Ethiopia’s efforts to increase energy efficiency and diversify its hydro-dependent energy mix through renewable energy got a USD 50 million boost from the Climate Investment Funds (CIF) committee meetings last week when Ethiopia’s investment plan under the Scaling Up Renewable Energy Program for Low Income Countries (SREP) was endorsed in full by CIF committee members.The decision came during the week-long CIF committee meetings in Washington, D.C. from 30 April to 4 May. As implementing agency of the CIF, the African Development Bank (AfDB) was there to bring African interests to the table.
Ethiopia’s plan calls for AfDB technical support and investment to implement the Assela wind farm project and Phase II of the Aluto Langano geothermal project. The Bank expects to channel USD 23 million of total SREP financing to Ethiopia.
“The plan will help unlock Ethiopia’s renewable energy potential and share some of the risks. Funds will be applied to technology transfer to reduce the cost of wind energy and to initial drilling and exploration activities of geothermal,” stated Gosaye Mengistie Abayneh, Director of Energy Study and Development in the Ethiopian Ministry of Energy.
Also during the meeting, Nigeria was allocated USD 85 million out of USD 250 million endorsed in its investment plan under the Clean Technology Fund (CTF). It aims to promote private and public sector-led renewable energy and energy efficiency projects and mass-transit urban transport investments. The AfDB expects to channel at least half of the CTF financing and contribute technical support and USD 200 million of its own co-financing to two projects specified in Nigeria’s plan: 1) bus-based mass transport systems and 2) financial intermediation for clean energy and energy efficiency.

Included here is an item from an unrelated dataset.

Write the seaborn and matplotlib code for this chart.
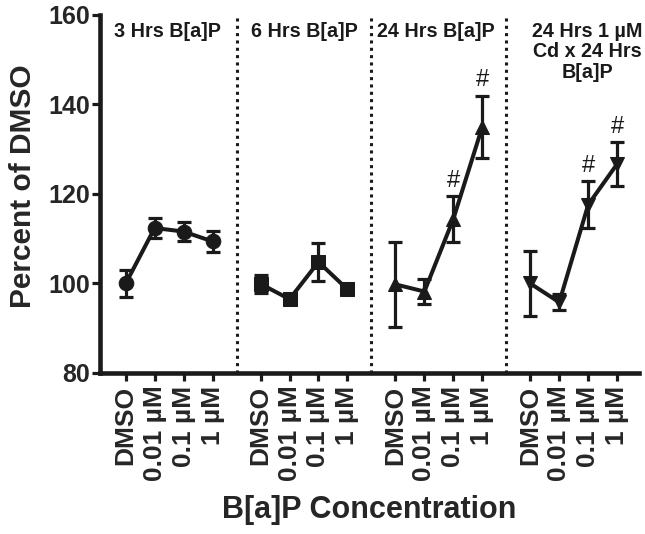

Ghana presented updates on its investment plan under the Forest Investment Plan (FIP), which will be finalized for submission later in the year. FIP financing, estimated between USD 30 to 50 million, will help Ghana protect natural forests and woodlands, enhance carbon stocks and provide climate-smart agriculture and watershed protection.
The meetings also heard the call for additional instruments and tools to strengthen direct private sector engagement, including proposals for fund allocation and guideline reforms, equity and local currency lending, and new dedicated funds. Such new measures could benefit all CIF countries, including those in Africa where private sector engagement in the CIF has been quite limited. Committee members will reconvene on the issue at the CIF Governing Bodies Meetings and Partnership Forum in November 2012.